* begin DATASET EXCERPTS *
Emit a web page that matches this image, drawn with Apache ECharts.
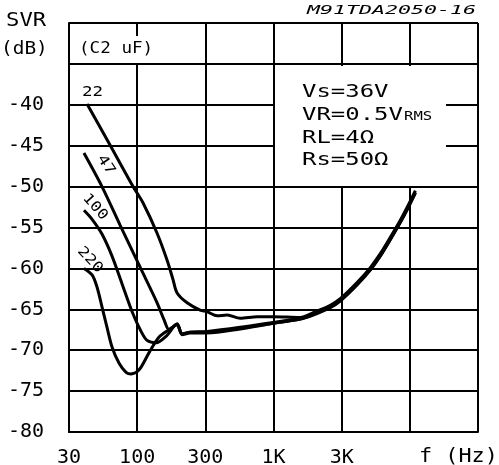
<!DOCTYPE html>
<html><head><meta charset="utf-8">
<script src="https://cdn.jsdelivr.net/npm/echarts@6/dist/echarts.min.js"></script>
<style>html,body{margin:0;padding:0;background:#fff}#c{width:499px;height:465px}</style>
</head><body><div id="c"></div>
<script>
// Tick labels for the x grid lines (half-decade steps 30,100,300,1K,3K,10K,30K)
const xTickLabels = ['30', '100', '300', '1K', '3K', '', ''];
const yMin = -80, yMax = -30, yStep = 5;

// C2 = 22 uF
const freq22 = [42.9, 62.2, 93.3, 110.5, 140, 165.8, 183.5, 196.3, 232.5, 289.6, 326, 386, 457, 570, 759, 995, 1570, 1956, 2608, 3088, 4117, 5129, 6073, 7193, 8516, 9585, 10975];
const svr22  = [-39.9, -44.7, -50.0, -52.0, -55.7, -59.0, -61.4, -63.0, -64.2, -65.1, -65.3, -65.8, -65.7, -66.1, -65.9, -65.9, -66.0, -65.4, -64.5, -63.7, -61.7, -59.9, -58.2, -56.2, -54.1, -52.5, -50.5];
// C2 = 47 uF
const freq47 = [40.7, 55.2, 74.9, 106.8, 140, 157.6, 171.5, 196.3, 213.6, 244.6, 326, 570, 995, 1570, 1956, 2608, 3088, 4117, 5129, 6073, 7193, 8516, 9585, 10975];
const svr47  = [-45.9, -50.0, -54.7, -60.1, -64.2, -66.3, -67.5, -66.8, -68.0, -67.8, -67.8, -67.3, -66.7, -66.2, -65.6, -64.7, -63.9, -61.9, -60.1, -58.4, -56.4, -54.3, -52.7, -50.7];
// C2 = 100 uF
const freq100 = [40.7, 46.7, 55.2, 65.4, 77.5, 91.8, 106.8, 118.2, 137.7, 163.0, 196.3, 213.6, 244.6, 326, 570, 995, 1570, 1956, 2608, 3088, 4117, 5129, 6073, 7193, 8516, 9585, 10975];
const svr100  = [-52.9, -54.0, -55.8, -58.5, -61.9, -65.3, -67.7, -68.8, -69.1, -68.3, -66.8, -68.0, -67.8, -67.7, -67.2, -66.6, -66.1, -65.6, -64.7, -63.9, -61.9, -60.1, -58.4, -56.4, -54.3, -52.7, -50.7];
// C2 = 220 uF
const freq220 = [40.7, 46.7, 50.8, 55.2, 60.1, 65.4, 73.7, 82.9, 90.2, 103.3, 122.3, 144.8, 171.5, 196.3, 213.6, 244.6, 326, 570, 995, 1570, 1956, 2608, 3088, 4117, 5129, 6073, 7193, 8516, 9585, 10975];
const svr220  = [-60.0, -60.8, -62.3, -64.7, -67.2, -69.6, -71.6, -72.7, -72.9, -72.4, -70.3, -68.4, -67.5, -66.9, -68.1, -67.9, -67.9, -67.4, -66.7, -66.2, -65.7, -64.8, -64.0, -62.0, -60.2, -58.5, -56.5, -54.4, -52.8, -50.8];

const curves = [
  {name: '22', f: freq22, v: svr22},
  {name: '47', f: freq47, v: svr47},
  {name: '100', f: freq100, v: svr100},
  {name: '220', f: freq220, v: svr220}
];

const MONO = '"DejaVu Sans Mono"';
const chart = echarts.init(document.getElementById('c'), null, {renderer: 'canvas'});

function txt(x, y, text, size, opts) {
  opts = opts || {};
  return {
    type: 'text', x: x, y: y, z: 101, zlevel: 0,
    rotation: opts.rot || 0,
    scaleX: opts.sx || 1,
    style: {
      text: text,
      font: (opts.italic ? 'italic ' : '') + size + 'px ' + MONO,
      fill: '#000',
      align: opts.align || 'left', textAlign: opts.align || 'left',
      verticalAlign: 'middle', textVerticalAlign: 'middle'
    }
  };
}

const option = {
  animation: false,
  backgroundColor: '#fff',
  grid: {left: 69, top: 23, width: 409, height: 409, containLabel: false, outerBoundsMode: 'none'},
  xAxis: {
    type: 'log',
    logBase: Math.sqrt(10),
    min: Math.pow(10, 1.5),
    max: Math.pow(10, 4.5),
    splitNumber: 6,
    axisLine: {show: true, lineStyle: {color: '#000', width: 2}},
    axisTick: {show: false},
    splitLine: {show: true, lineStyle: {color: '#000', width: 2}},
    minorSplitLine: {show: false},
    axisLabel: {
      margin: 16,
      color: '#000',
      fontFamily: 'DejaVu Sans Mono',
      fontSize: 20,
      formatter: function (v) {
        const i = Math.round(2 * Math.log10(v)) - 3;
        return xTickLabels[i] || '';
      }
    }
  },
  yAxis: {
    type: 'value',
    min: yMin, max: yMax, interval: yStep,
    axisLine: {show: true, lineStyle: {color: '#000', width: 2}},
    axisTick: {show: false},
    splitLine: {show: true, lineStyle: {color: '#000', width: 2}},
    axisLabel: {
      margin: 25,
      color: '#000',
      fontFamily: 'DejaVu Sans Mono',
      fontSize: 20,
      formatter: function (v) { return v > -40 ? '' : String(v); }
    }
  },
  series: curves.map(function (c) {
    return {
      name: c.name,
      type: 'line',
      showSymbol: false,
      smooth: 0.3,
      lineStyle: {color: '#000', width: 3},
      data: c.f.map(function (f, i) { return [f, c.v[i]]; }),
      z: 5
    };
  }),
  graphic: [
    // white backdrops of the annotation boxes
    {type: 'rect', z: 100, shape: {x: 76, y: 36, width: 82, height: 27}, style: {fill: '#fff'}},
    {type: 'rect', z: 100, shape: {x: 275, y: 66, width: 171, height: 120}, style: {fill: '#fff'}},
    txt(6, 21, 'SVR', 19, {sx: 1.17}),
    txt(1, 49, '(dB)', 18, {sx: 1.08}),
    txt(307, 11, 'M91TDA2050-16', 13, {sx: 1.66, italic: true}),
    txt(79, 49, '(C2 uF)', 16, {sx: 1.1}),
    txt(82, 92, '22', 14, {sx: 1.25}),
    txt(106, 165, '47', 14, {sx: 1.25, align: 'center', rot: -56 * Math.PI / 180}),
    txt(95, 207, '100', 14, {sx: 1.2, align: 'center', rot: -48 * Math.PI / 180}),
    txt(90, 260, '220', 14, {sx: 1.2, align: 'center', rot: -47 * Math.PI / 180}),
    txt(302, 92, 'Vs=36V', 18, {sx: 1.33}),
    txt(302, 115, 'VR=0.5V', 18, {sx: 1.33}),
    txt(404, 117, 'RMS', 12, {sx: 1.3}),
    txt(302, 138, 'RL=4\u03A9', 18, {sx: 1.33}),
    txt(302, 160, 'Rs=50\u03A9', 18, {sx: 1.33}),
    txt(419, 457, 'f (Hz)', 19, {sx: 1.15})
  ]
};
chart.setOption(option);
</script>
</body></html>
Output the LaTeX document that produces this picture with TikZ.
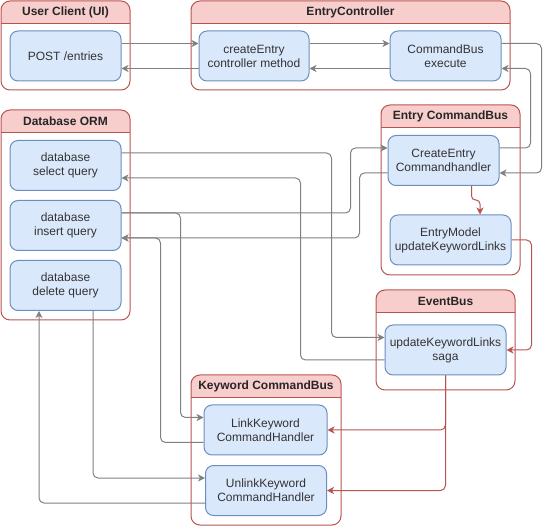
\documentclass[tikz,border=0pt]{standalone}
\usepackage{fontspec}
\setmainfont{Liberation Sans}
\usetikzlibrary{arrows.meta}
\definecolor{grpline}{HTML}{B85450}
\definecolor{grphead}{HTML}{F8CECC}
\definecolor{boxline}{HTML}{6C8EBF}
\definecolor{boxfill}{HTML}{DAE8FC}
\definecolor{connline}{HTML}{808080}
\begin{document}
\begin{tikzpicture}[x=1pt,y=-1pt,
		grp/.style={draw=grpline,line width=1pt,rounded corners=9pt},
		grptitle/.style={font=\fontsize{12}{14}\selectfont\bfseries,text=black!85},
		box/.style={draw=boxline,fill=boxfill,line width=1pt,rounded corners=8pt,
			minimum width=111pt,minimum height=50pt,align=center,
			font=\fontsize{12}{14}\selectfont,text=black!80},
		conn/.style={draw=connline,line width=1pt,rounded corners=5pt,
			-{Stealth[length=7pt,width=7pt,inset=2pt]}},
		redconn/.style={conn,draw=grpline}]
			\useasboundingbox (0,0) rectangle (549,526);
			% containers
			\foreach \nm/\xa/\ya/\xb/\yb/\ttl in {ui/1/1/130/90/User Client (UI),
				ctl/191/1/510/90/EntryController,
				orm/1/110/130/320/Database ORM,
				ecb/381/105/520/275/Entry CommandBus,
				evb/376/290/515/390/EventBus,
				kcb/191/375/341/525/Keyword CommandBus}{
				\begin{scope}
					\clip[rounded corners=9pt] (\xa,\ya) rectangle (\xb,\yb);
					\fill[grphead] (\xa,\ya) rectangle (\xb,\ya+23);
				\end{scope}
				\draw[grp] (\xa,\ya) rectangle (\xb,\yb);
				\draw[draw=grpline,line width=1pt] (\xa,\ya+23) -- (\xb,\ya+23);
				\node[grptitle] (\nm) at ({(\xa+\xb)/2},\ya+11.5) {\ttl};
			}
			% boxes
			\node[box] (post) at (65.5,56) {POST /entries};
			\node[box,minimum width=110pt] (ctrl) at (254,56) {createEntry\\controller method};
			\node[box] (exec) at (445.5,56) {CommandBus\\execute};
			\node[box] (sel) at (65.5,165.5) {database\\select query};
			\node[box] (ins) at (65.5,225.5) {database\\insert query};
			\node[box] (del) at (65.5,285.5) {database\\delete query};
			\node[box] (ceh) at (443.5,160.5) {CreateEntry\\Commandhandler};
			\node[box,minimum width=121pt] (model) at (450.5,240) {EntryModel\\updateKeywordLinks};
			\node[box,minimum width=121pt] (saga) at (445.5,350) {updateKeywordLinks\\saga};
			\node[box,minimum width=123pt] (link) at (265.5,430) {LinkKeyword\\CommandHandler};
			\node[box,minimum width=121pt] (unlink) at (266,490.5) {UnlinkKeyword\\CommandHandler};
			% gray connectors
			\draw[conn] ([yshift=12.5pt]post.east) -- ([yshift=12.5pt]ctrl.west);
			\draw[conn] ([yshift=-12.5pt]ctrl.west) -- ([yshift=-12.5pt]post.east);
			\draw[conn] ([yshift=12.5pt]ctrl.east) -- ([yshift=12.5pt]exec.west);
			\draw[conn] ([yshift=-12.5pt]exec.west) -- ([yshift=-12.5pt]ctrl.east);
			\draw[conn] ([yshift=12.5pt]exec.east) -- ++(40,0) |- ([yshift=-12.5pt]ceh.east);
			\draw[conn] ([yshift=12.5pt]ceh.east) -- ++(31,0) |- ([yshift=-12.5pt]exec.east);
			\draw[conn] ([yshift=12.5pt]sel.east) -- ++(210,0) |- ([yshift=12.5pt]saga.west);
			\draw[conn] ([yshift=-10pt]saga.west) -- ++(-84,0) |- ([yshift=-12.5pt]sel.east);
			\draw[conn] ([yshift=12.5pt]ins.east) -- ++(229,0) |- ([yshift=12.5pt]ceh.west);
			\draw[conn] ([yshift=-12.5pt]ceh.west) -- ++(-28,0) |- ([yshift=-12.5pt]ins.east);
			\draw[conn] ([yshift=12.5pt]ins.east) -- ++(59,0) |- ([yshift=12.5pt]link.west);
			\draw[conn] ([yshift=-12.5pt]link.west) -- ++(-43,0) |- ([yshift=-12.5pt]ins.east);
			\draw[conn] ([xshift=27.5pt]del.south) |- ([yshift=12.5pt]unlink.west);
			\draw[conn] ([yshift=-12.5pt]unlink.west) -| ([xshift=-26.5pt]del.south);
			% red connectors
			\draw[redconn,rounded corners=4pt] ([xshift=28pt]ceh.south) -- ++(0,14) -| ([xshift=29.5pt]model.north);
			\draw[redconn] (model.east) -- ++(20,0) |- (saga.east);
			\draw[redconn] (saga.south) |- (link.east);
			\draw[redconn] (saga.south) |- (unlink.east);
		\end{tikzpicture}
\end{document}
* end DATASET EXCERPTS *
- _EXERCISE DIRECTIONS_: Write out the lines from the start of the material to the line with "const yMin = -80, yMax = -30, yStep = 5;", inclusive and exactly. Skip the pictures.

- _TASK RESPONSE_:
Emit a web page that matches this image, drawn with Apache ECharts.
<!DOCTYPE html>
<html><head><meta charset="utf-8">
<script src="https://cdn.jsdelivr.net/npm/echarts@6/dist/echarts.min.js"></script>
<style>html,body{margin:0;padding:0;background:#fff}#c{width:499px;height:465px}</style>
</head><body><div id="c"></div>
<script>
// Tick labels for the x grid lines (half-decade steps 30,100,300,1K,3K,10K,30K)
const xTickLabels = ['30', '100', '300', '1K', '3K', '', ''];
const yMin = -80, yMax = -30, yStep = 5;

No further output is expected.